La Terre aurait englouti un corps riche en soufre semblable à Mercure...
Une équipe de chercheurs intriguée par deux énigmes qui taraudent les spécialistes de la Terre depuis longtemps, à savoir la longévité du champ magnétique et l'importante différence du taux de samarium par rapport au néodyme dans la croûte et le manteau terrestre, a avancé la possibilité qu’un astre ressemblant à Mercure soit entré en collision avec la Terre primitive. Un scénario qu’ils défendent dans le numéro du 15 avril 2015 de la revue Nature.
Un ratio samarium/néodyme différent des météorites
L'intrigant rapport samarium/néodyme (Sm/Nd) de la croûte et du manteau terrestre ne rejoint pas en effet celui constaté dans la plupart des météorites qui s’écrasent sur Terre, des matériaux (en l’espèce, des chondres ou grains de quelques microns ou millimètres) suspectés d’être les précurseurs des planètes telluriques.

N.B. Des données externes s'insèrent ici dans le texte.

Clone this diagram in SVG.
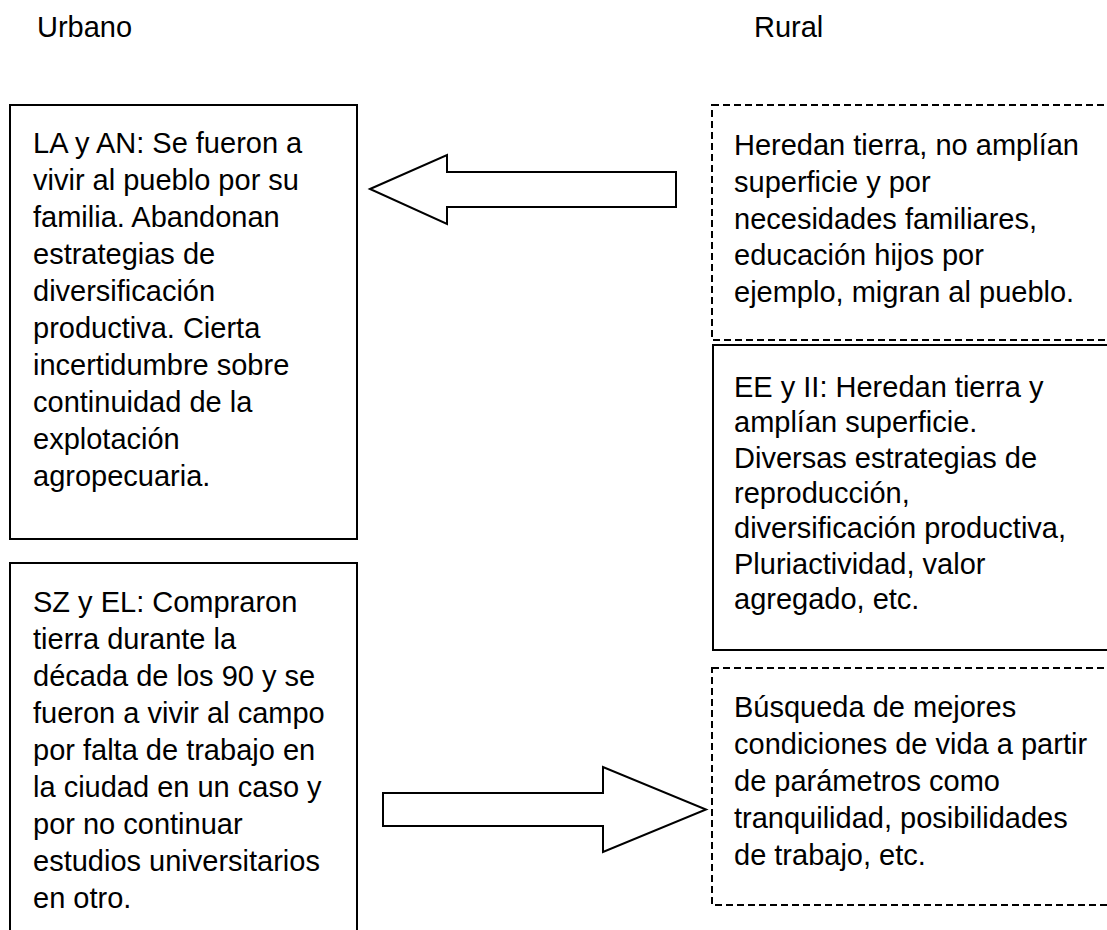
<svg xmlns="http://www.w3.org/2000/svg" width="1107" height="930" viewBox="0 0 1107 930">
<style>
text{font-family:"Liberation Sans",Arial,sans-serif;font-size:29px;fill:#000}
.box{fill:#fff;stroke:#000;stroke-width:2}
.dash{fill:#fff;stroke:#000;stroke-width:2;stroke-dasharray:7,4}
.arrow{fill:#fff;stroke:#000;stroke-width:2;stroke-linejoin:miter}
</style>
<rect width="1107" height="930" fill="#fff"/>
<g id="header-urbano"><text x="37" y="37">Urbano</text></g>
<g id="header-rural"><text x="754" y="37">Rural</text></g>
<g id="node-la-an">
<rect class="box" x="10" y="105" width="347" height="434"/>
<text x="33" y="153">LA y AN: Se fueron a</text>
<text x="33" y="190">vivir al pueblo por su</text>
<text x="33" y="227">familia. Abandonan</text>
<text x="33" y="264">estrategias de</text>
<text x="33" y="301">diversificación</text>
<text x="33" y="338">productiva. Cierta</text>
<text x="33" y="375">incertidumbre sobre</text>
<text x="33" y="412">continuidad de la</text>
<text x="33" y="449">explotación</text>
<text x="33" y="486">agropecuaria.</text>
</g>
<g id="node-sz-el">
<rect class="box" x="10" y="563" width="347" height="400"/>
<text x="33" y="612">SZ y EL: Compraron</text>
<text x="33" y="649">tierra durante la</text>
<text x="33" y="686">década de los 90 y se</text>
<text x="33" y="723">fueron a vivir al campo</text>
<text x="33" y="760">por falta de trabajo en</text>
<text x="33" y="797">la ciudad en un caso y</text>
<text x="33" y="834">por no continuar</text>
<text x="33" y="871">estudios universitarios</text>
<text x="33" y="908">en otro.</text>
</g>
<g id="node-heredan">
<rect class="dash" x="712" y="105" width="420" height="235"/>
<text x="734" y="155">Heredan tierra, no amplían</text>
<text x="734" y="192">superficie y por</text>
<text x="734" y="229">necesidades familiares,</text>
<text x="734" y="265">educación hijos por</text>
<text x="734" y="302">ejemplo, migran al pueblo.</text>
</g>
<g id="node-ee-ii">
<rect class="box" x="713" y="345" width="420" height="305"/>
<text x="734" y="397">EE y II: Heredan tierra y</text>
<text x="734" y="432">amplían superficie.</text>
<text x="734" y="468">Diversas estrategias de</text>
<text x="734" y="503">reproducción,</text>
<text x="734" y="538">diversificación productiva,</text>
<text x="734" y="574">Pluriactividad, valor</text>
<text x="734" y="609">agregado, etc.</text>
</g>
<g id="node-busqueda">
<rect class="dash" x="712" y="668" width="420" height="237"/>
<text x="734" y="717">Búsqueda de mejores</text>
<text x="734" y="754">condiciones de vida a partir</text>
<text x="734" y="791">de parámetros como</text>
<text x="734" y="828">tranquilidad, posibilidades</text>
<text x="734" y="865">de trabajo, etc.</text>
</g>
<g id="connectors">
<polygon class="arrow" points="370,189 447,155 447,172 676,172 676,207 447,207 447,224"/>
<polygon class="arrow" points="383,793 603,793 603,767 706,809.5 603,852 603,826 383,826"/>
</g>
</svg>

L’équipe emmenée par Anke Wohlers (université d’Oxford) a soumis en laboratoire des échantillons de roches présentes à l’origine de la Terre primitive aux conditions qui régnaient au cours de la genèse de notre Planète : une température variant entre 1.400 et 1.640 °C et une pression de 1,5 gigapascal, soit environ 15 fois celle qui existe aujourd’hui au fond de la fosse des Mariannes. Le samarium, le néodyme et l’uranium présents en petite quantité sont attirés par les roches silicatées du manteau et de la croûte terrestre mais ils n’ont en revanche pas d’accointance avec le sulfure ferrique qui représente une part importante du noyau externe de notre Planète.
La Terre primitive a été bombardée de météorites. Hormis la Lune, représentée à gauche dans le ciel, un corps riche en soufre semblable à Mercure a pu être englouti par la Terre, selon une récente étude publiée dans Nature. © Ron Miller via International space art network
Cependant, les chercheurs ont constaté que si un corps composé de chondrites à enstatite, riche en soufre — à l’instar de Mercure, comme l’a observé ces dernières années la sondeMessenger qui gravite autour — fut très tôt assimilé par la Terre, cela aurait favorisé la dissolution du samarium et du néodyme dans le sulfure de fer et donc leur migration vers le noyau. Enfin, puisque le samarium se laisse plus attirer par les silicates que le néodyme, on peut mieux expliquer pourquoi il s’est moins enfoncé dans les profondeurs et reste plus abondant dans les couches supérieures.
Une explication de la longévité du champ magnétique terrestre
Avec cette expérience, les chercheurs font coup double car cette hypothèse qu’un corps comparable à Mercure soit entré en collision avec la Terre leur permettrait aussi de dénouer la seconde énigme évoquée plus haut : la longévité du champ magnétique terrestre. Généré par l’effet dynamo du noyau liquide qui enrobe la graine métallique, celui-ci devrait subsister au moins 3,5 milliards d’années. Aussi les scientifiques sont nombreux à s’interroger sur les causes de son maintien durable en fusion.
Dans le cas où un astre riche en soufre se serait mêlé à la Terre primitive, on peut supposer que l’uranium de la croûte terrestre se serait mieux dissous dans le sulfure de fer pour couler jusqu’au centre de la Terre. L’énergie ainsi dégagée par cet élément radioactif permettrait donc de maintenir durablement le noyau terrestre en fusion, ce qui nous profite, au contraire d’une planète comme Mars qui, hélas, a perdu cette capacité trop tôt dans son histoire (ce qui lui a valu de perdre l’essentiel de son atmosphère et sans doute les possibilités qu’une activité biologique perdure à sa surface si, toutefois, cela a un jour commencé). Si cette hypothèse se confirme, cela fait beaucoup d’heureux hasards qui ont transformé notre Planète en une oasis bleutée.